On-line version ISSN 2310-3833
Print version ISSN 0038-2337

Abstract

BARNARD-ASHTON, Paula; ADAMS, Fasloen; ROTHBERG, Alan  and  MCINERNEY, Patricia. Digital apartheid and the effect of mobile technology during rural fieldwork. S. Afr. j. occup. ther. [online]. 2018, vol.48, n.2, pp.20-25. ISSN 2310-3833.  http://dx.doi.org/10.17159/23103833/2018/vol48n2a4.

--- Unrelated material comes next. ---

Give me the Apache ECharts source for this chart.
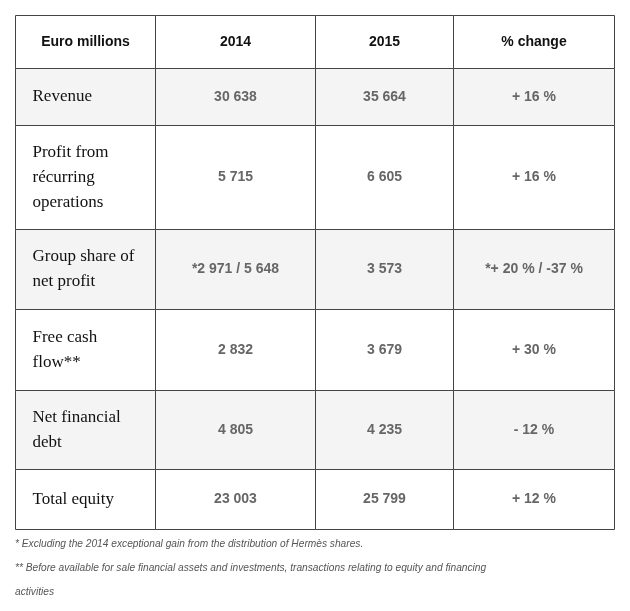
<!DOCTYPE html>
<html>
<head>
<meta charset="utf-8">
<script src="https://cdn.jsdelivr.net/npm/echarts@6/dist/echarts.min.js"></script>
<style>html,body{margin:0;padding:0;background:#fff;}#c{width:630px;height:611px;}</style>
</head>
<body>
<div id="c"></div>
<script>
// ---- data ----
const columns = ['Euro millions', '2014', '2015', '% change'];
const metrics = ['Revenue', 'Profit from\nrécurring\noperations', 'Group share of\nnet profit', 'Free cash\nflow**', 'Net financial\ndebt', 'Total equity'];
const values2014 = ['30 638', '5 715', '*2 971 / 5 648', '2 832', '4 805', '23 003'];
const values2015 = ['35 664', '6 605', '3 573', '3 679', '4 235', '25 799'];
const changes = ['+ 16 %', '+ 16 %', '*+ 20 % / -37 %', '+ 30 %', '- 12 %', '+ 12 %'];
const footnotes = [
  '* Excluding the 2014 exceptional gain from the distribution of Hermès shares.',
  '** Before available for sale financial assets and investments, transactions relating to equity and financing',
  'activities'
];

// ---- layout (table geometry in axis units) ----
const colEdges = [0, 140, 300, 438, 599];
const rowEdges = [0, 53, 110, 214, 294, 375, 454, 514];

// build cells
const cells = [];
columns.forEach((t, c) => cells.push({ value: [c, 0], text: t }));
metrics.forEach((m, i) => {
  const r = i + 1;
  cells.push({ value: [0, r], text: m });
  cells.push({ value: [1, r], text: values2014[i] });
  cells.push({ value: [2, r], text: values2015[i] });
  cells.push({ value: [3, r], text: changes[i] });
});

const chart = echarts.init(document.getElementById('c'));
chart.setOption({
  backgroundColor: '#fff',
  animation: false,
  grid: { left: 15, top: 15, width: 599, height: 514 },
  xAxis: { type: 'value', min: 0, max: 599, show: false },
  yAxis: { type: 'value', min: 0, max: 514, inverse: true, show: false },
  series: [{
    type: 'custom',
    data: cells,
    renderItem: function (params, api) {
      const c = api.value(0), r = api.value(1);
      const p0 = api.coord([colEdges[c], rowEdges[r]]);
      const p1 = api.coord([colEdges[c + 1], rowEdges[r + 1]]);
      const x0 = Math.round(p0[0]) + 0.5, y0 = Math.round(p0[1]) + 0.5;
      const x1 = Math.round(p1[0]) + 0.5, y1 = Math.round(p1[1]) + 0.5;
      const txt = cells[params.dataIndex].text;
      let textEl;
      if (r === 0) {
        textEl = { type: 'text', style: { text: txt, x: (x0 + x1) / 2, y: (y0 + y1) / 2, align: 'center', verticalAlign: 'middle', font: 'bold 14px "Liberation Sans", Arial, sans-serif', fill: '#111' } };
      } else if (c === 0) {
        textEl = { type: 'text', style: { text: txt, x: x0 + 17, y: (y0 + y1) / 2, align: 'left', verticalAlign: 'middle', font: '17px "Liberation Serif", "Times New Roman", serif', lineHeight: 25, fill: '#111' } };
      } else {
        textEl = { type: 'text', style: { text: txt, x: (x0 + x1) / 2, y: (y0 + y1) / 2, align: 'center', verticalAlign: 'middle', font: 'bold 14px "Liberation Sans", Arial, sans-serif', fill: '#666' } };
      }
      return {
        type: 'group',
        children: [
          { type: 'rect', shape: { x: x0, y: y0, width: x1 - x0, height: y1 - y0 }, style: { fill: (r % 2 === 1) ? '#f4f4f4' : '#ffffff', stroke: '#444', lineWidth: 1 } },
          textEl
        ]
      };
    }
  }],
  graphic: footnotes.map((f, i) => ({
    type: 'text',
    left: 15,
    top: 539 + i * 24,
    style: { text: f, font: 'italic 10.2px "Liberation Sans", Arial, sans-serif', fill: '#555' }
  }))
});
</script>
</body>
</html>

Fourth year occupational therapy students at the University of the Witwatersrand attend a three-week rural fieldwork placement. During this time, they are in a resource-limited environment with limited access to their usual Virtual Learning Environment (VLE) in a blended learning curriculum, thereby contributing to 'digital apartheid' between students from different socioeconomic backgrounds. This study investigates the effect of mobile technology during rural fieldwork to address 'digital apartheid'. A self-reporting pre-test post-test survey design was used. Students self-evaluated their understanding of fieldwork learning objectives at the start of the year and again midyear. Rural fieldwork marks were collected midyear. The experimental group (n=l3) accessed the VLE via the mobile technology, whereas the control group (n0=7) did not. Data were analysed for significance and effect size. While there was no significant difference in the student marks (p=0.27), there was a significant effect on self-evaluated knowledge gain for the experimental group's rural fieldwork learning objectives (d=2.02) which was a notably larger effect size than their other fieldwork learning objectives (d=l.36) and that of the control group's learning objectives. The use of mobile technology during rural fieldwork was a successful strategy towards 'digital democracy' by allowing students equal access to access the VLE.

Keywords : Digital apartheid; mobile learning; mobile technology; occupational therapy; blended learning; rural clinical fieldwork.